Elliot’s short-tailed shrews, typical of the diverse clade of shrews (Eulipotyphla: Soricidae), are small (13–16 g), voracious predators that use rapid speed coupled with a paralyzing, venomous saliva to subdue prey (Thompson et al., 2011). Given their small body size and relatively high mass-specific metabolic rate, shrews require nearly their entire body mass in food each day to avoid starvation (Saarikko, 1989). To consume this high quantity of food, shrews engage in hourly foraging excursions in which arthropods compose the bulk of their diet (Saarikko, 1989; Ritzi, Bartels & Sparks, 2005). Although able to detect chirping crickets, shrews primarily rely on tactile and olfactory senses to locate prey as they patrol established territories (Saarikko, 1989; Platt, 1976; Pernetta, 1977). Due to their increased motile behavior, female crickets are theoretically more likely than males to be preyed upon by shrews. Given shrews are habitat generalists with abundant yet locally patchy distributions (Thompson et al., 2011), there is a potential that unequal predation risk between cricket sexes could alter sex ratios and lead to dynamic shifts in cricket metapopulations. To determine if female crickets recognize and associate a higher predation risk from mobile, non-acoustically hunting insectivores disproportionately to males, we made use of chemical cues produced by the shrew to measure indirect predation risk assessment.

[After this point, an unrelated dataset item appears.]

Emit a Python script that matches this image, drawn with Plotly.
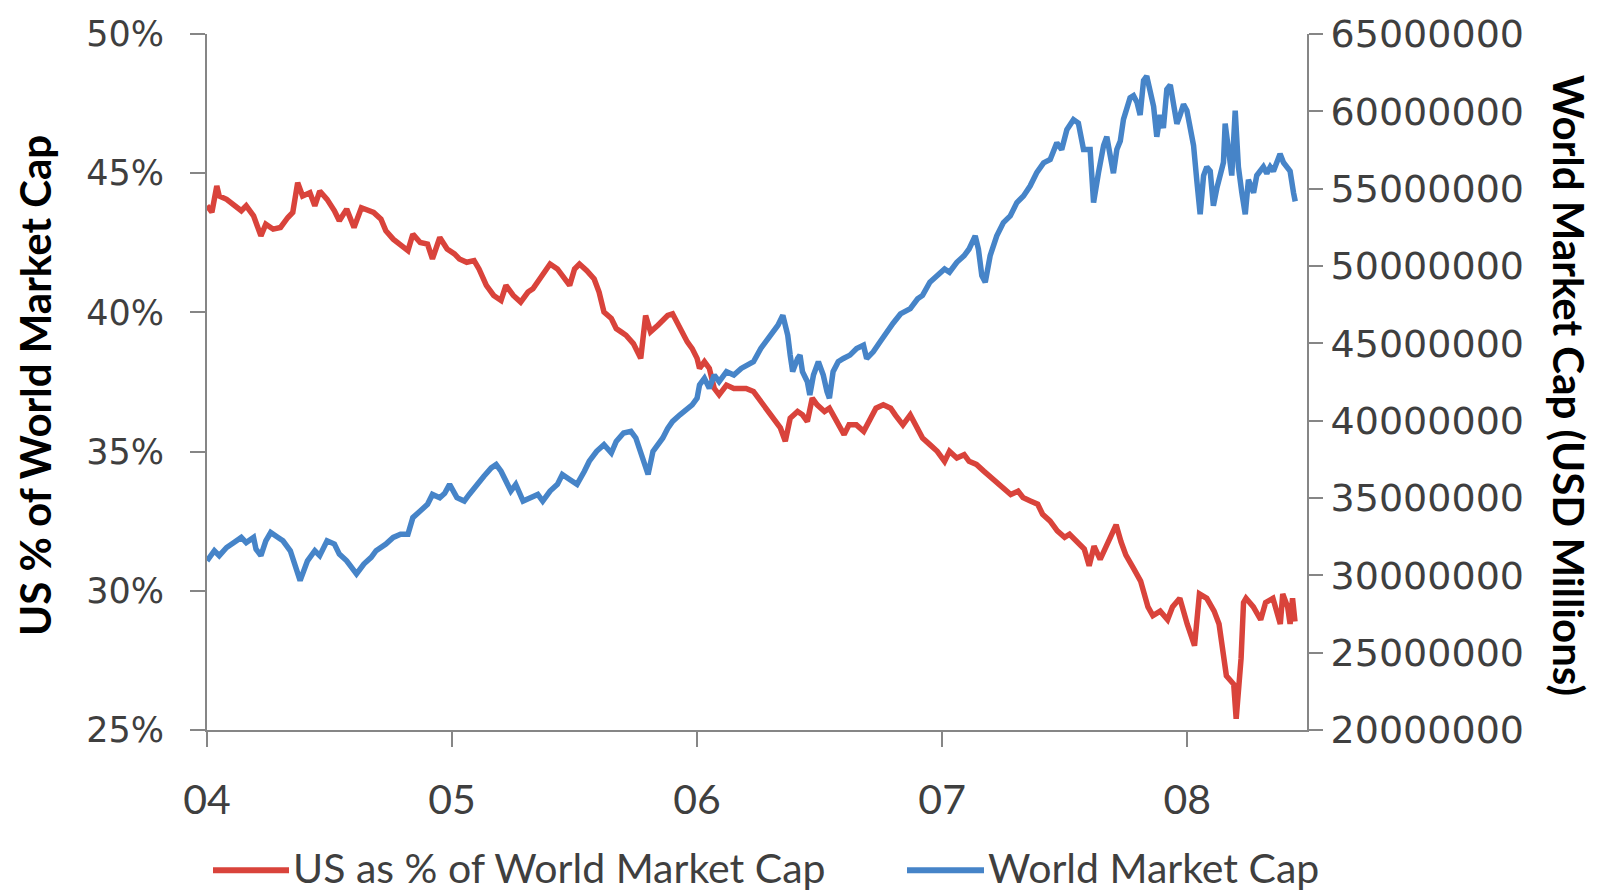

Shrews possess numerous, highly odiferous abdominal glands for marking territories and deterring predators (Thompson et al., 2011). These chemical markings could be used by crickets as an indicator of shrew presence in the wild. Chemical recognition of predators has evolved in a wide variety of predator–prey systems as a mechanism for prey to indirectly assess predation risk (Kats & Dill, 1998). This behavior has previously been observed in field crickets (Gryllus integer), with experimental evidence that juveniles can recognize and avoid arachnid predators via chemotactile signals alone (Kortet & Hedrick, 2004). Additionally, adult house crickets (Acheta domesticus) have been shown to recognize centipedes via olfaction (Hoefler, Durso & McIntyre, 2012). While these patterns have never been extended to mammalian predators, we hypothesized chemical recognition of predators is likely a behavior that transcends taxonomy. By experimentally manipulating shrew odor within a habitat and measuring anti-predator response behavior, (i.e., delayed foraging) we directly tested if (1) adult crickets detect and respond to shrew odor as an indicator of predation risk and (2) if female crickets, with a hypothesized higher risk towards shrew predators, display more pronounced anti-predator response of delayed foraging than males.
Materials & Methods
We used commercially bred house crickets (Acheta domesticus) purchased from Fluker’s Cricket Farm (Port Allen, LA, USA). This species is native to Southwest Asia, although, it has subsequently spread throughout much of the globe through human-aided dispersal (Ghouri, 1961; Weismann & Rentz, 1977; Alexander, 1957). Within North America, large populations of feral house crickets have been established throughout the southern portion of the continent, including the southern Missouri, Arkansas, and Mississippi River basins, where populations overlap with those of Elliot’s short tailed shrews (Thompson et al., 2011). Purchased crickets were first acclimated for one week within a 50 L communal container, containing approximately 1,000 crickets. The container was filled with ample cover via egg cartons and was free of known predator stimulus. Conditions were maintained at 20 °C with a 12 h light/dark photoperiod, during which the crickets were fed sliced apples and oranges and watered ad libitum. 24 h prior to experimental trials, a subset (n = 15–25) of healthy (i.e., large, no missing limbs) adult crickets were randomly selected and moved to a new container where they were deprived of food and water.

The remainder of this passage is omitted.